Lee makes some good runs and has a nice touch but has struggled to cope with the physicality of the Premiership and is routinely monstered by defenders. He has made 14 starts and come off the bench 11 times for Boro in the league and is yet to score. His strength lies in breaking quickly onto balls along the ground and passing first time putting him more in the Aliadiere mould than the Mido one.
And what of Craddock? The prolific reserves striker, 20, like Lee has the knack of making incisive runs but as a one time defender is maybe more used to the robust stuff and has the confidence to go for goal but has had next to no Premiership pitch time. He clocked up eight minutes after coming on as a sub at Fulham on the final day of the 2005-06 season when Boro finished with 11 academy graduates.
Of course, if they are good enough they are old enough – and if they are not good enough you must ask what they are doing at the club – but there is a world of difference between banging them in for the stiffs and doing it on the big stage (just ask Ian Arnold, Nicky Peverell or Danny Graham) and whether the boss will take a risk is to be seen. While kids can sometimes be fearless and play out of their skins there is also the danger that a roasting and a nightmare display may destroy their confidence completely. Think Keith O’Halloran and Derby.
To play the two together up front is a massive leap in the dark too as neither would ideally even start a game but at least it has the advantage of sticking with the shape used this season, spreading the burden of industry up front and also the problems for the Spurs defence and at least they have played together in the reserves.
Southgate may decide that is too much of a gamble and instead make tactical changes. The obvious answer would be to play Boateng on the right, draft Shawky and Cattermole into midfield and play 4-5-1 although again, ideally that requires a hard-working, physical frontman. It may be a case of just picking one and getting them fired up to go out and seize the moment. Cometh the hour cometh the man.
A wild card of throwing David Wheater forward as the targetman has been mooted, indeed Southgate admited he considered if for the second half against Sunderland, but although the big defender has the presence and aerial prowess to cause problems he doesn’t have the touch to hold it up and bring others in. Besides it would just leave the defence short too.
A more likely scenario is a 4-4-1-1 with Fabio Rochemback in the hole behind the lone striker, presumably Lee, and getting forward to support him when Boro attack and slotting back into the midfield when under pressure.

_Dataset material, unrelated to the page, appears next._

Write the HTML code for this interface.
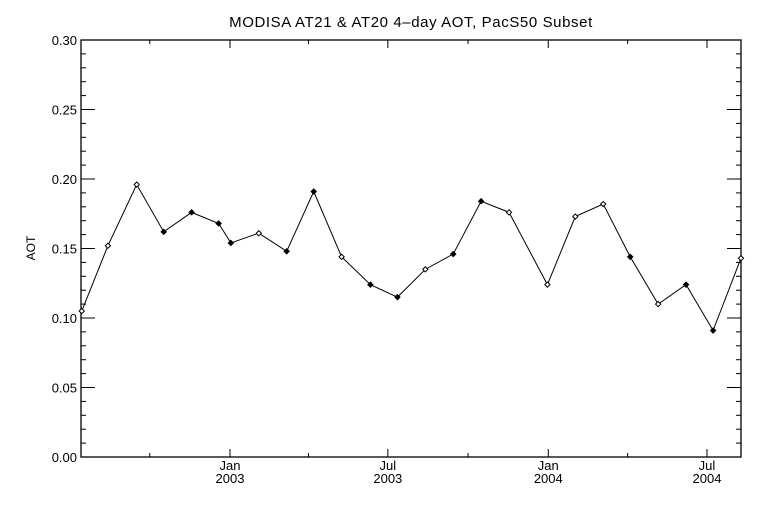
<!DOCTYPE html>
<html><head><meta charset="utf-8"><style>
html,body{margin:0;padding:0;background:#fff;}
svg{display:block;font-family:"Liberation Sans",sans-serif;}
</style></head><body>
<svg id="chart" width="768" height="512" viewBox="0 0 768 512" xmlns="http://www.w3.org/2000/svg">
<rect width="768" height="512" fill="#fff"/>
<text x="411" y="27" font-size="15" letter-spacing="0.6" text-anchor="middle" fill="#000">MODISA AT21 &amp; AT20 4–day AOT, PacS50 Subset</text>
<text transform="translate(35,248) rotate(-90)" font-size="12" text-anchor="middle" fill="#000">AOT</text>
<g id="axes"></g>
<g id="series"></g>
</svg>
<script>
// days since 2003-01-01
const dayOffsets = [-170,-140,-107,-76,-44,-13,1,33,65,96,128,161,192,224,256,288,320,364,396,428,459,491,523,554,586];
const aotValues = [0.105,0.152,0.196,0.162,0.176,0.168,0.154,0.161,0.148,0.191,0.144,0.124,0.115,0.135,0.146,0.184,0.176,0.124,0.173,0.182,0.144,0.110,0.124,0.091,0.143];
const filledFlags = [0,0,0,1,1,1,1,0,1,1,0,1,1,0,1,1,0,0,0,0,1,0,1,1,0];
const yTickLabels = ["0.00","0.05","0.10","0.15","0.20","0.25","0.30"];
const xMajorDays = [0,181,365,547];
const xMajorMonth = ["Jan","Jul","Jan","Jul"];
const xMajorYear = ["2003","2003","2004","2004"];
const xMinorDays = [-92,90,273,456];

const L=81,R=741,T=40,B=457;
const xScale=d=>230+d*0.872;
const yScale=v=>B-v*(B-T)/0.3;
const NS="http://www.w3.org/2000/svg";
function mk(tag,attrs,parent){const e=document.createElementNS(NS,tag);for(const k in attrs)e.setAttribute(k,attrs[k]);parent.appendChild(e);return e;}
const axes=document.getElementById('axes');
const frame=mk('rect',{x:L,y:T,width:R-L,height:B-T,fill:'none',stroke:'#000','stroke-width':1.3},axes);


for(let i=0;i<=30;i++){
  const v=i*0.01,y=yScale(v),len=(i%5===0)?14:5;
  const t1=mk('line',{x1:L,x2:L+len,y1:y,y2:y,stroke:'#000'},axes);
  
  
  const t2=mk('line',{x1:R,x2:R-len,y1:y,y2:y,stroke:'#000'},axes);
  
  
}
yTickLabels.forEach((s,i)=>{
  const t=mk('text',{x:L-4,y:yScale(parseFloat(s))+5,'font-size':13,'text-anchor':'end',fill:'#000'},axes);
  
  
  t.textContent=s;
});
xMajorDays.forEach((d,i)=>{
  const x=xScale(d);
  const a=mk('line',{x1:x,x2:x,y1:B,y2:B-8,stroke:'#000'},axes);
  
  
  const b=mk('line',{x1:x,x2:x,y1:T,y2:T+8,stroke:'#000'},axes);
  
  
  const m=mk('text',{x:x,y:470,'font-size':13,'text-anchor':'middle',fill:'#000'},axes);
  
  
  m.textContent=xMajorMonth[i];
  const yy=mk('text',{x:x,y:483,'font-size':13,'text-anchor':'middle',fill:'#000'},axes);
  
  
  yy.textContent=xMajorYear[i];
});
xMinorDays.forEach(d=>{
  const x=xScale(d);
  const a=mk('line',{x1:x,x2:x,y1:B,y2:B-4,stroke:'#000'},axes);
  
  
  const b=mk('line',{x1:x,x2:x,y1:T,y2:T+4,stroke:'#000'},axes);
  
  
});
const series=document.getElementById('series');
const pts=dayOffsets.map((d,i)=>[xScale(d),yScale(aotValues[i])]);
const line=mk('polyline',{points:pts.map(p=>p.join(',')).join(' '),fill:'none',stroke:'#000','stroke-width':1},series);


pts.forEach((p,i)=>{
  const [x,y]=p,r=2.6;
  const m=mk('polygon',{points:`${x},${y-r} ${x+r},${y} ${x},${y+r} ${x-r},${y}`,fill:filledFlags[i]?'#000':'#fff',stroke:'#000','stroke-width':1},series);
  
  
});
</script>
</body></html>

But playing one up front or trying to sit back and defend gives the initiative to Spurs and they have the strikers to win the game if they are given the chances so it could be a case of attack being the best form of defence. One option would be to try a 4-3-3 with Stewart Downing and Cattermole advanced up the channels giving an outlet for balls out of defence that take some of the burden off the central striker. That could allow Lee to play to his strengths without being bullied out of the game as he tries to hold it up.
Whatever system the boss chooses the real key will be attitude, workrate and the will to win. The squad should be big enough, experienced enough and hungry enough to cope. They certainly cost enough. Boro must be fired up, scrap for every ball with an almost psychotic zeal and they must crack Spurs’ fragile facade. It is a tough task but not an impossible one and victory could light the blue touchpaper on a season that has spluttered so far.